Step 4: Snip the rails
In many cases, you will need to cut the railing to fit perfectly. Be prepared for this before starting the project!
The bottom rail gets installed first. Most kits come with the appropriate mounting hardware to get the bottom rail attached to your posts securely.
This is an important area to recheck local regulations, as many codes require a maximum opening from the surface of the deck to the bottom rail.
Step 5: On to the balusters and top rail
Most vinyl railings feature some form of slots or track to place the balusters in. Place the balusters in the appropriate slots and then fit the top rail on.
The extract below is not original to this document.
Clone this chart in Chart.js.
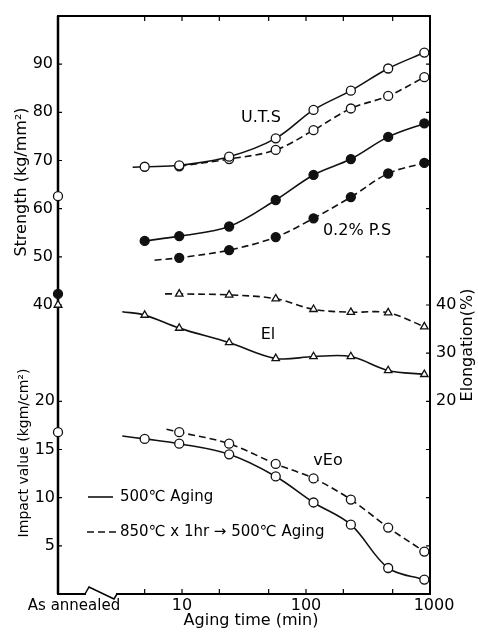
<!DOCTYPE html>
<html>
<head>
<meta charset="utf-8">
<script src="https://cdn.jsdelivr.net/npm/chart.js@4.4.1/dist/chart.umd.min.js"></script>
<style>
  html, body { margin: 0; padding: 0; background: #fff; }
  canvas { display: block; }
</style>
</head>
<body>
<canvas id="chart" width="478" height="633"></canvas>
<script>
// aging time (min) of the plotted points
const agingTimes = [5, 9.5, 24, 57, 115, 230, 460, 900];

// strength (kg/mm2)
const utsAging = [68.7, 69.0, 70.8, 74.6, 80.5, 84.5, 89.1, 92.4];
const utsQuenched = [null, 68.8, 70.3, 72.2, 76.3, 80.8, 83.4, 87.3];
const psAging = [53.3, 54.3, 56.3, 61.8, 67.0, 70.3, 74.9, 77.7];
const psQuenched = [null, 49.8, 51.4, 54.1, 58.0, 62.4, 67.3, 69.5];

// elongation (%)
const elAging = [37.9, 35.2, 32.2, 28.9, 29.3, 29.3, 26.4, 25.6];
const elQuenched = [null, 42.3, 42.1, 41.3, 39.1, 38.5, 38.4, 35.5];

// impact value (kgm/cm2)
const impactAging = [16.1, 15.6, 14.5, 12.2, 9.5, 7.2, 2.7, 1.5];
const impactQuenched = [null, 16.8, 15.6, 13.5, 12.0, 9.8, 6.9, 4.4];

// as annealed values: UTS, 0.2% PS, El, impact
const annealedValues = [62.6, 42.3, 40.0, 16.8];

// where the drawn curves start, left of the first point [time, value]
const utsAgingLead = [4.0, 68.6];
const psQuenchedLead = [6.0, 49.3];
const elAgingLead = [3.3, 38.6];
const elQuenchedLead = [7.3, 42.3];
const impactAgingLead = [3.3, 16.4];
const impactQuenchedLead = [7.5, 17.1];

// tick labels
const xTicks = [5, 10, 20, 50, 100, 200, 500];
const xLabels = [10, 100, 1000];
const strengthTicks = [40, 50, 60, 70, 80, 90];
const impactTicks = [5, 10, 15, 20];
const elongationTicks = [20, 30, 40];

const FONT = '"DejaVu Sans", sans-serif';

function series(values, axis, lead, dashed, pointStyle, filled) {
    const data = [];
    const radius = [];
    if (lead) {
        data.push({ x: lead[0], y: lead[1] });
        radius.push(0);
    }
    agingTimes.forEach((t, i) => {
        if (values[i] === null) return;
        data.push({ x: t, y: values[i] });
        radius.push(pointStyle === 'triangle' ? 4.3 : 4.5);
    });
    return {
        data: data,
        yAxisID: axis,
        borderColor: '#111',
        borderWidth: 1.6,
        borderDash: dashed ? [7, 4] : [],
        backgroundColor: filled ? '#111' : '#fff',
        pointBorderColor: '#111',
        pointBorderWidth: 1.3,
        pointBackgroundColor: filled ? '#111' : '#fff',
        pointStyle: pointStyle,
        pointRadius: radius,
        tension: 0.35,
        spanGaps: true,
        clip: false,
    };
}

function annealedPoint(value, axis, pointStyle, filled) {
    return {
        data: [{ x: 1, y: value }],
        yAxisID: axis,
        showLine: false,
        pointStyle: pointStyle,
        pointRadius: 4.5,
        pointBorderWidth: 1.3,
        pointBorderColor: '#111',
        pointBackgroundColor: filled ? '#111' : '#fff',
        clip: false,
    };
}

const datasets = [
    series(utsAging, 'y', utsAgingLead, false, 'circle', false),
    series(utsQuenched, 'y', null, true, 'circle', false),
    series(psAging, 'y', null, false, 'circle', true),
    series(psQuenched, 'y', psQuenchedLead, true, 'circle', true),
    series(elAging, 'yEl', elAgingLead, false, 'triangle', false),
    series(elQuenched, 'yEl', elQuenchedLead, true, 'triangle', false),
    series(impactAging, 'yImp', impactAgingLead, false, 'circle', false),
    series(impactQuenched, 'yImp', impactQuenchedLead, true, 'circle', false),
    annealedPoint(annealedValues[0], 'y', 'circle', false),
    annealedPoint(annealedValues[1], 'y', 'circle', true),
    annealedPoint(annealedValues[2], 'yEl', 'triangle', false),
    annealedPoint(annealedValues[3], 'yImp', 'circle', false),
];

/**
 * Draws the frame, inward ticks and all axis text the way the paper figure does.
 */
const paperAxes = {
    id: 'paperAxes',
    beforeDatasetsDraw(chart) {
        const { ctx, chartArea: a, scales } = chart;
        const x = scales.x;
        ctx.save();
        ctx.strokeStyle = '#000';
        ctx.lineCap = 'square';

        // frame with the axis break after "As annealed"
        ctx.lineWidth = 2;
        ctx.beginPath();
        ctx.moveTo(a.left + 27, a.bottom);
        ctx.lineTo(a.left, a.bottom);
        ctx.lineTo(a.left, a.top);
        ctx.lineTo(a.right, a.top);
        ctx.lineTo(a.right, a.bottom);
        ctx.lineTo(a.left + 59, a.bottom);
        ctx.stroke();
        ctx.lineWidth = 1.5;
        ctx.lineCap = 'butt';
        ctx.beginPath();
        ctx.moveTo(a.left + 27, a.bottom);
        ctx.lineTo(a.left + 31, a.bottom - 7);
        ctx.lineTo(a.left + 56, a.bottom + 5);
        ctx.lineTo(a.left + 59, a.bottom);
        ctx.stroke();
        ctx.lineWidth = 2.5;
        ctx.beginPath();
        ctx.moveTo(a.left, a.bottom);
        ctx.lineTo(a.left, a.top);
        ctx.stroke();

        // inward ticks
        ctx.lineWidth = 1.2;
        ctx.beginPath();
        xTicks.forEach(v => {
            const px = x.getPixelForValue(v);
            ctx.moveTo(px, a.top);
            ctx.lineTo(px, a.top + 5);
            ctx.moveTo(px, a.bottom);
            ctx.lineTo(px, a.bottom - 5);
        });
        const leftTicks = strengthTicks.map(v => scales.y.getPixelForValue(v))
            .concat(impactTicks.map(v => scales.yImp.getPixelForValue(v)));
        leftTicks.forEach(py => {
            ctx.moveTo(a.left, py);
            ctx.lineTo(a.left + 4, py);
        });
        const rightTicks = leftTicks.concat(elongationTicks.map(v => scales.yEl.getPixelForValue(v)));
        rightTicks.forEach(py => {
            ctx.moveTo(a.right, py);
            ctx.lineTo(a.right - 4, py);
        });
        ctx.stroke();
        ctx.restore();
    },
    afterDraw(chart) {
        const { ctx, chartArea: a, scales } = chart;
        ctx.save();
        ctx.fillStyle = '#000';
        ctx.font = '16px ' + FONT;
        ctx.textBaseline = 'middle';

        // left tick labels
        ctx.textAlign = 'right';
        strengthTicks.forEach(v => ctx.fillText(String(v), a.left - 5, scales.y.getPixelForValue(v)));
        impactTicks.forEach(v => ctx.fillText(String(v), a.left - 3, scales.yImp.getPixelForValue(v)));

        // right tick labels
        ctx.textAlign = 'left';
        elongationTicks.forEach(v => ctx.fillText(String(v), a.right + 6, scales.yEl.getPixelForValue(v)));

        // bottom tick labels
        ctx.textAlign = 'center';
        xLabels.forEach(v => ctx.fillText(String(v), scales.x.getPixelForValue(v) + (v === 1000 ? 4 : 0), a.bottom + 12));
        ctx.font = '15px ' + FONT;
        ctx.fillText('As annealed', a.left + 16, a.bottom + 12);

        // axis titles
        ctx.font = '16px ' + FONT;
        ctx.fillText('Aging time (min)', 251, a.bottom + 27);
        ctx.save();
        ctx.translate(22, 182);
        ctx.rotate(-Math.PI / 2);
        ctx.fillText('Strength (kg/mm²)', 0, 0);
        ctx.restore();
        ctx.save();
        ctx.translate(24, 453);
        ctx.rotate(-Math.PI / 2);
        ctx.font = '14px ' + FONT;
        ctx.fillText('Impact value (kgm/cm²)', 0, 0);
        ctx.restore();
        ctx.save();
        ctx.translate(468, 345);
        ctx.rotate(-Math.PI / 2);
        ctx.fillText('Elongation(%)', 0, 0);
        ctx.restore();

        // curve labels
        ctx.font = '16px ' + FONT;
        ctx.fillText('U.T.S', 261, 118);
        ctx.fillText('0.2% P.S', 357, 231);
        ctx.fillText('El', 268, 335);
        ctx.fillText('vEo', 328, 461);

        // legend
        ctx.strokeStyle = '#111';
        ctx.lineWidth = 1.6;
        ctx.beginPath();
        ctx.moveTo(88, 497);
        ctx.lineTo(113, 497);
        ctx.stroke();
        ctx.setLineDash([7, 4]);
        ctx.beginPath();
        ctx.moveTo(87, 532);
        ctx.lineTo(117, 532);
        ctx.stroke();
        ctx.setLineDash([]);
        ctx.textAlign = 'left';
        ctx.font = '15px ' + FONT;
        ctx.fillText('500℃ Aging', 120, 497);
        ctx.fillText('850℃ x 1hr → 500℃ Aging', 120, 532);
        ctx.restore();
    }
};

new Chart(document.getElementById('chart'), {
    type: 'line',
    data: { datasets: datasets },
    options: {
        responsive: false,
        animation: false,
        devicePixelRatio: 1,
        layout: { padding: { left: 58, top: 16, right: 48, bottom: 39 } },
        plugins: {
            legend: { display: false },
            tooltip: { enabled: false },
        },
        scales: {
            x: { type: 'logarithmic', min: 1, max: 1000, display: false },
            y: { type: 'linear', min: -20, max: 100, display: false },
            yImp: { type: 'linear', min: 0, max: 60, display: false },
            yEl: { type: 'linear', position: 'right', min: -20, max: 100, display: false },
        },
    },
    plugins: [paperAxes],
});
</script>
</body>
</html>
Typically, you will need to wiggle the balusters into the appropriate slots on the top rail and then use a rubber mallet or block and mallet to tap the top rail down firmly.
Step 6: The grand finale
Vinyl deck railing usually comes with some caps or covers to hide all the hardware used to secure the railing. Install these and any post caps you decide on. Pro tip: If you selected post caps, make sure they are securely fitted by using an appropriate adhesive like PVC cement.
Using a Professional Installer for Vinyl Railing
Let’s face it - not everyone is cut out for or enjoys DIY projects like installing a vinyl deck railing. Whether it is a lack of time, expertise, or the equipment required to complete the task, it is reasonable to prefer someone else do the work of installing your railing.
If you find yourself seeking out the help of a pro, use our simple, convenient tool to find someone in your area who can help you plan, purchase, and install your vinyl deck railings.
Sample Costs and Comparison Guide
While weighing the pros and cons holds value when comparing deck railing materials, for many homeowners, the price of the railing project can be a major factor. You can consult this comparison chart below for an idea of what costs you might expect.
Deck Railing Materials Pricing Comparison Chart*
Price Per Linear Foot
Stainless Steel Cable
The cost of a professional installation can be between $50 and $100 per hour of work performed. Adding the costs of materials and installation will give you an idea of how much your new vinyl deck railing might cost.